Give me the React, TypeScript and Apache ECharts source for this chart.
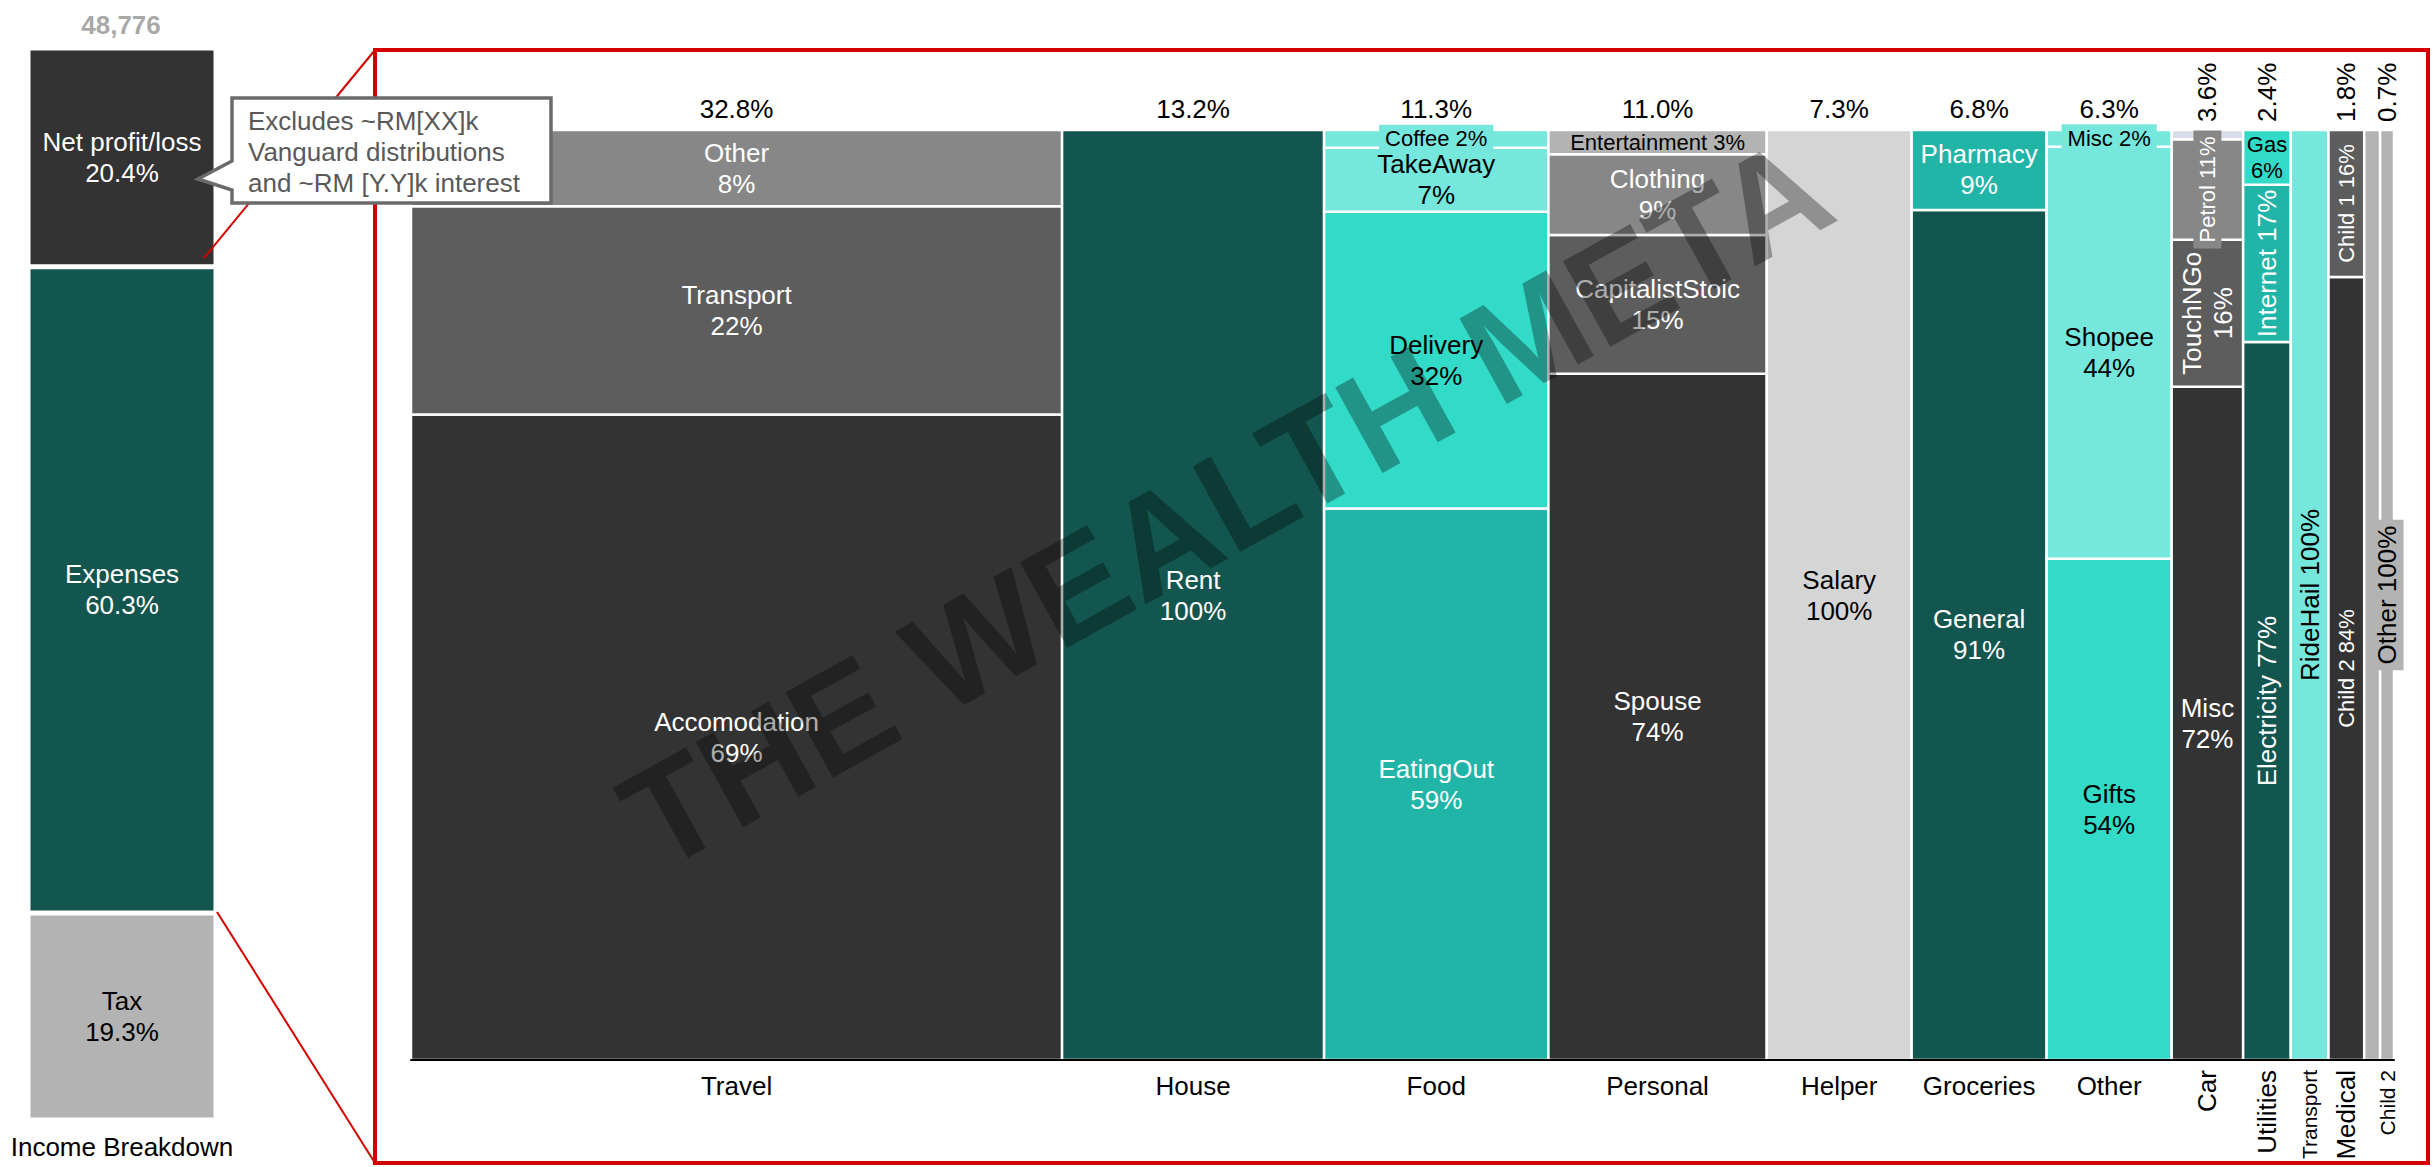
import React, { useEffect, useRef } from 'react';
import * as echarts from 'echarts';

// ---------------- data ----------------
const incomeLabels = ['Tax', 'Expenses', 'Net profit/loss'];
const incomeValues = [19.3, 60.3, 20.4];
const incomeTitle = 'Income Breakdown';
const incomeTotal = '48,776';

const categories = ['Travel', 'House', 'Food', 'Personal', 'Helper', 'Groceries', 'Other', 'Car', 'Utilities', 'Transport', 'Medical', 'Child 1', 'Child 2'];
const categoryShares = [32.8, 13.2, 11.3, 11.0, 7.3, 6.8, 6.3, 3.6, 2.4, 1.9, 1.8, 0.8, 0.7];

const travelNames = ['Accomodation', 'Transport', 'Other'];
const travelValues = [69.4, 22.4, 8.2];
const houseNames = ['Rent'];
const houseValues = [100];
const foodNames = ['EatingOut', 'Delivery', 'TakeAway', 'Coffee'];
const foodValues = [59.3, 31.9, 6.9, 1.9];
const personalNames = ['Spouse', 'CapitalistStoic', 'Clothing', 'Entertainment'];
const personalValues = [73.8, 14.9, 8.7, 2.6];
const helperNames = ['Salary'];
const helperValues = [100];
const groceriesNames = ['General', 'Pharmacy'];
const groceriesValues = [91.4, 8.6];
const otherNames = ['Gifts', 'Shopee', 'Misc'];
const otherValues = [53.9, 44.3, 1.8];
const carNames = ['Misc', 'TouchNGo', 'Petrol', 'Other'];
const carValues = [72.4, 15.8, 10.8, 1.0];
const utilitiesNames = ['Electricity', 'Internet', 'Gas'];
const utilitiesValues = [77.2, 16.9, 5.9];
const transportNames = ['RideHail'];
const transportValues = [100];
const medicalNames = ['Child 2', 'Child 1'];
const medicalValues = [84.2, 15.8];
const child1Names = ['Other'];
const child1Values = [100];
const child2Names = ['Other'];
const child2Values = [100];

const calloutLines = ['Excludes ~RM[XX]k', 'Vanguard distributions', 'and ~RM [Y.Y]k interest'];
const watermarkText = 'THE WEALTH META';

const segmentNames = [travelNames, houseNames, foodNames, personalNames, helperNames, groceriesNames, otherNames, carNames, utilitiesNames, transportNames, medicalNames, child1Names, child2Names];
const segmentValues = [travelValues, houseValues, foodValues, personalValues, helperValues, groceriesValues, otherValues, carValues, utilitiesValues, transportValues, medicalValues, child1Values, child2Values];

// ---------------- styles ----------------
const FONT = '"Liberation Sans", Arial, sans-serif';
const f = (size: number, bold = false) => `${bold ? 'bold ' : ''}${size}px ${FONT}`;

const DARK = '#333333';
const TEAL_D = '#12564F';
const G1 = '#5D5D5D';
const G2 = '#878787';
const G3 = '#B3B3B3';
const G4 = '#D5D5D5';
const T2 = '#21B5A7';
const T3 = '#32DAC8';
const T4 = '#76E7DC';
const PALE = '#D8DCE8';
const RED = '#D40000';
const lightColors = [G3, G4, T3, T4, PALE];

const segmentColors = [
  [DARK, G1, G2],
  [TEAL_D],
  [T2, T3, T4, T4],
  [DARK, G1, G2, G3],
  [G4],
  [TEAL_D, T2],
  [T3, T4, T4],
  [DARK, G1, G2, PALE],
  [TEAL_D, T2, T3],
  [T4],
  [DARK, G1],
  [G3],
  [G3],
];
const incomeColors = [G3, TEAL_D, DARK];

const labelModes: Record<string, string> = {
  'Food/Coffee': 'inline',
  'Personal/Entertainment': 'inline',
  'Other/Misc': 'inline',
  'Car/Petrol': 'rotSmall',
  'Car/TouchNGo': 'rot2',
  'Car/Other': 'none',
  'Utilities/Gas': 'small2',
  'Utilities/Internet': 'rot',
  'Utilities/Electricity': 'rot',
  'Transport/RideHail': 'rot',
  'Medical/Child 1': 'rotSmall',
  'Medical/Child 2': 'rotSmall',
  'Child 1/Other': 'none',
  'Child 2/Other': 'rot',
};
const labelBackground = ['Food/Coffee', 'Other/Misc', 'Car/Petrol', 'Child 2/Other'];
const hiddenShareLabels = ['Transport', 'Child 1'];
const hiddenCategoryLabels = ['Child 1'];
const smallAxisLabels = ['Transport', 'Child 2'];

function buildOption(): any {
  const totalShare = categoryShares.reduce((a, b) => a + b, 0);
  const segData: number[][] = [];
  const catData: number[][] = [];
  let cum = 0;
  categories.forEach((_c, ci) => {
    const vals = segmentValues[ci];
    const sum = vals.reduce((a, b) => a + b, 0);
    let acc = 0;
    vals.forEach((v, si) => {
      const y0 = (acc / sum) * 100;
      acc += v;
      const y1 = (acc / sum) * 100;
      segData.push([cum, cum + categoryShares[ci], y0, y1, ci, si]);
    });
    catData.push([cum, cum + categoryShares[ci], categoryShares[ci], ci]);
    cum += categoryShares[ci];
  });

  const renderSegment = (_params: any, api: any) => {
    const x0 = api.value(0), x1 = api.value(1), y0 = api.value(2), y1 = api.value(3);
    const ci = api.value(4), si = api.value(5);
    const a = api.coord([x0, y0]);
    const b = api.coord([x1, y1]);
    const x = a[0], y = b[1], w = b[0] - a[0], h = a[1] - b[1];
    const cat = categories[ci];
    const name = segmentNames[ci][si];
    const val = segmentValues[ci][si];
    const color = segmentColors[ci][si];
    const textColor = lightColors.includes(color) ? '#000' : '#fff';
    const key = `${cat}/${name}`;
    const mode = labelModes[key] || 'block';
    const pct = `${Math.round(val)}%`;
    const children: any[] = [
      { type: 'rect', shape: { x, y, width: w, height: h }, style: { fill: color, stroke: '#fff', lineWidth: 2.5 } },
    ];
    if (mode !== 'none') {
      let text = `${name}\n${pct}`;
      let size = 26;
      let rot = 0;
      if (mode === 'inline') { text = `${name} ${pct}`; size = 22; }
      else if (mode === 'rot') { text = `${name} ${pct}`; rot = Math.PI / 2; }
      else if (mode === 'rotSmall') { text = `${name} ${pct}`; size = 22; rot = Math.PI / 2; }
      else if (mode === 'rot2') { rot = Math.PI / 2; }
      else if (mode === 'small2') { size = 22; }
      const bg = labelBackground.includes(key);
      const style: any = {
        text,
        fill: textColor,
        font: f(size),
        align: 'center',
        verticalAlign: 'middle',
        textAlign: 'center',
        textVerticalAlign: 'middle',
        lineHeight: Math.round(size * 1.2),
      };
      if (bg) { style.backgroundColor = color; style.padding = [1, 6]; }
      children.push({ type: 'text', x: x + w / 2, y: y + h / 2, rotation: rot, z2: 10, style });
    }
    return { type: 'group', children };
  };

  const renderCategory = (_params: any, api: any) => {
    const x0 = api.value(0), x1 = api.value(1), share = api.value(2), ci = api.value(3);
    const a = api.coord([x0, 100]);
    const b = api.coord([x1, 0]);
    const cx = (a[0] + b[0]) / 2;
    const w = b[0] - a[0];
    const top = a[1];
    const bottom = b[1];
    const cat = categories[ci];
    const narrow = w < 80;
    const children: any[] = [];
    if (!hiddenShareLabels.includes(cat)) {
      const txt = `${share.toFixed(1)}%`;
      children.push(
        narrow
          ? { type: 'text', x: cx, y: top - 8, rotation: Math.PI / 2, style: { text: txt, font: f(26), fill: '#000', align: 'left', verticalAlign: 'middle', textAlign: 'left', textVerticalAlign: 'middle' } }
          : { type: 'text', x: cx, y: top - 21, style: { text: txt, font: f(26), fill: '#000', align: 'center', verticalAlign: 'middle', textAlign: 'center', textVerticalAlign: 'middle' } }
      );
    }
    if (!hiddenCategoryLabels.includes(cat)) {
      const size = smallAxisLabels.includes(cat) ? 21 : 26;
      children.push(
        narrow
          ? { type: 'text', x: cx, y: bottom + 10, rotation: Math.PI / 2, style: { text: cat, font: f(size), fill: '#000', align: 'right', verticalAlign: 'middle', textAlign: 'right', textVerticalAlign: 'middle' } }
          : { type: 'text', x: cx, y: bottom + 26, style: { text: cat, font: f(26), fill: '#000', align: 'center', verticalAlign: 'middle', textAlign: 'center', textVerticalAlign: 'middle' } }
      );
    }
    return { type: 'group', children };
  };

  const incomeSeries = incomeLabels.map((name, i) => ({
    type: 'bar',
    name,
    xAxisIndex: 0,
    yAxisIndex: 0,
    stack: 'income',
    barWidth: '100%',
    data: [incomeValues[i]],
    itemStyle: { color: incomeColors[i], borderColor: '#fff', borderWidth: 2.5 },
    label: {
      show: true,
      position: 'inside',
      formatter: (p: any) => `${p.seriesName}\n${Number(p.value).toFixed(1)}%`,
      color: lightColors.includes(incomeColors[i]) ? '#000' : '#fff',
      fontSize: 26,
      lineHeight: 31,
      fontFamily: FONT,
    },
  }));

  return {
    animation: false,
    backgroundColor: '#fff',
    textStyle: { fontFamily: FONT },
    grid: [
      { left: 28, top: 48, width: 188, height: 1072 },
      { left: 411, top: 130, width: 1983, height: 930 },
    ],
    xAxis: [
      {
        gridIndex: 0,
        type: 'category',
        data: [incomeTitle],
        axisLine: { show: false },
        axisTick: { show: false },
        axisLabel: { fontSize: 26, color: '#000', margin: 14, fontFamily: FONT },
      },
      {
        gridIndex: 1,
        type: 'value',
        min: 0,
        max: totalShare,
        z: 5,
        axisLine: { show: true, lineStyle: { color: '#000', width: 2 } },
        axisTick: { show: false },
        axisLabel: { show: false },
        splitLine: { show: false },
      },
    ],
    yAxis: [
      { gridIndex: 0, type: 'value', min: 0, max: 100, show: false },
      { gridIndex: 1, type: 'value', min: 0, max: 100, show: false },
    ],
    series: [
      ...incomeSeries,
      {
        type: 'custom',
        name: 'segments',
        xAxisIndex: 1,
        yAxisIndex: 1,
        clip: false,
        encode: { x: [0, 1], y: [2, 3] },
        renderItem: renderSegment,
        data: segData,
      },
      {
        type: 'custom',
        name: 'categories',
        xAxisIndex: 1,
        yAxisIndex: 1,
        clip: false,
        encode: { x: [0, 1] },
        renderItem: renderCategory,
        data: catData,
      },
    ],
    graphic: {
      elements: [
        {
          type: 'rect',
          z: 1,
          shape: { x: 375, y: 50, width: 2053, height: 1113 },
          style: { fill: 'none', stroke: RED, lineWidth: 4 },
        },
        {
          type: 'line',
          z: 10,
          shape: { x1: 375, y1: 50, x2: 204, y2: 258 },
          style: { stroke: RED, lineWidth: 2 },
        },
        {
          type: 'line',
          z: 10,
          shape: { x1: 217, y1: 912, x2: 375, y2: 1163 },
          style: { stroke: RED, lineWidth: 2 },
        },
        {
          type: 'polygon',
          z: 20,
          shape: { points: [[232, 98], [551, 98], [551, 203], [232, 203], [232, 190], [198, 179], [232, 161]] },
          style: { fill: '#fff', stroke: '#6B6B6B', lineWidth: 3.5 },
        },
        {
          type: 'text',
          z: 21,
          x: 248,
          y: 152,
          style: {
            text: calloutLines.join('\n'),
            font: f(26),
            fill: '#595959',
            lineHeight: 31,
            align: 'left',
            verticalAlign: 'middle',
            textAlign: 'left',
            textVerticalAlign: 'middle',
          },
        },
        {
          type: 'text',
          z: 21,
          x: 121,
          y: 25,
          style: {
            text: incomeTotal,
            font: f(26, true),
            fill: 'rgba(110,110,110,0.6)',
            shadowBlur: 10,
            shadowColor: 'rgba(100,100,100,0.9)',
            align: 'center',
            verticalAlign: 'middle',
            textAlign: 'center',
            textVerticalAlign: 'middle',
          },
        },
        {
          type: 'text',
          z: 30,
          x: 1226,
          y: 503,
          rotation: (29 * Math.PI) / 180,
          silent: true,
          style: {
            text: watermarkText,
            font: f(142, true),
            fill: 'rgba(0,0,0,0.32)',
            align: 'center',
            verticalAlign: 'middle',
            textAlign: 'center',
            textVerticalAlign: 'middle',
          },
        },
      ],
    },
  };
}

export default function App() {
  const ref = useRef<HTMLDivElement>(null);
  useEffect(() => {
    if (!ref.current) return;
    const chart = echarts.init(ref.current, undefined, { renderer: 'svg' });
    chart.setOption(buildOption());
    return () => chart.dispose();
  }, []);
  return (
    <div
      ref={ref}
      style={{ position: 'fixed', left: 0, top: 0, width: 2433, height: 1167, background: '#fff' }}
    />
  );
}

### What you will do:
Without any pictures, reproduce the lines from the first one in the material through the line that has "import * as echarts from 'echarts';", exactly as they appear.

### Answer below:
Give me the React, TypeScript and Apache ECharts source for this chart.
import React, { useEffect, useRef } from 'react';
import * as echarts from 'echarts';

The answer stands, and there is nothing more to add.